But now, in accordance with the ruling idea which has occupied us in this book, let us arrange these four demands in different order. Let us put number three first: “ever seeking and finding the Eternal.” Conceive, at least, that we do this really, and in a practical way. Then we discover that, placed as we certainly are in a world of succession, most of the seeking and finding has got to be done there; that the times of pure abstraction in which we touch the non-successive and supersensual must be few. Hence it follows that the first and second demands are at once fully met; for, if we are indeed faithfully seeking and finding the Eternal whilst living—as all sane men and women must do—in closest contact with the Particular and Fleeting, our acceptances and our renunciations will be governed by this higher term of experience. And further, the transcendent Otherness, perpetually envisaged by us as alone giving the world of sense its beauty, reality and value, will be incarnated and expressed by us in this sense-life, and thus ever more completely tasted and known. It will be drawn by us, as best we can, and often at the cost of bitter struggle, into the limitations of humanity; entincturing our attitude and our actions. And in the degree in which we thus appropriate it, it will be given out by us again to other men.

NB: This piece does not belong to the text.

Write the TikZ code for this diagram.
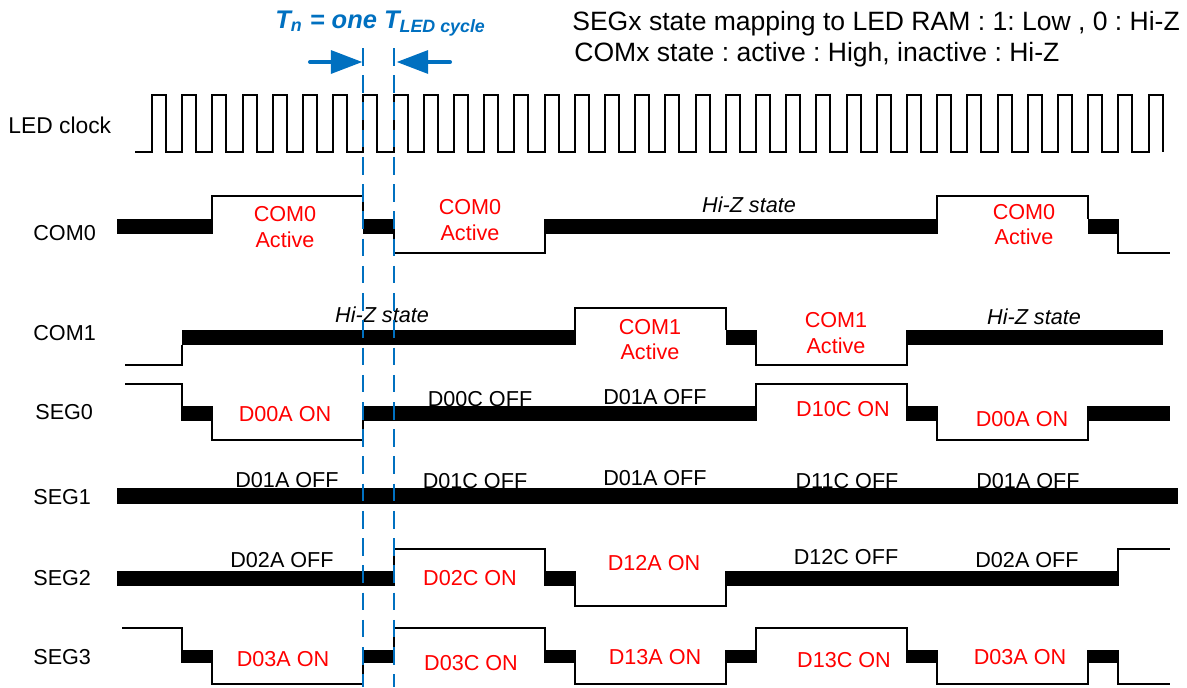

All this, of course, says again that which men have been constantly told by those who sought to redeem them from their confusions, and show them the way to fullness of life. “Seek first the Kingdom of God,” said Jesus, “and all the rest shall be added to you.” “Love,” said St. Augustine, “and do what you like”; “Let nothing,” says Thomas a Kempis, “be great or high or acceptable to thee but purely God";[130] and Kabir, “Open your eyes of love, and see Him who pervades this world! consider it well, and know that this is your own country."[131] “Our whole teaching,” says Boehme, “is nothing else than how man should kindle in himself God’s light-world."[132] I do not say that such a presentation of it makes the personal spiritual life any easier: nothing does that. But it does make its central implicit rather clearer, shows us at once its difficulty and its simplicity; since it depends on the consistent subordination of every impulse and every action to one regnant aim and interest—in other words, the unification of the whole self round one centre, the highest conceivable by man. Each of man’s behaviour-cycles is always directed towards some end, of which he may or may not be vividly conscious. But in that perfect unification of the self which is characteristic of the life of Spirit, all his behaviour is brought into one stream of purpose, and directed towards one transcendent end. And this simplification alone means for him a release from conflicting wishes, and so a tremendous increase of power.
If then we admit this formula, “ever seeking and finding the Eternal”—which is of course another rendering of Ruysbroeck’s “aiming at God”—as the prime character of a spiritual life, the secret of human transcendence; what are the agents by which it is done?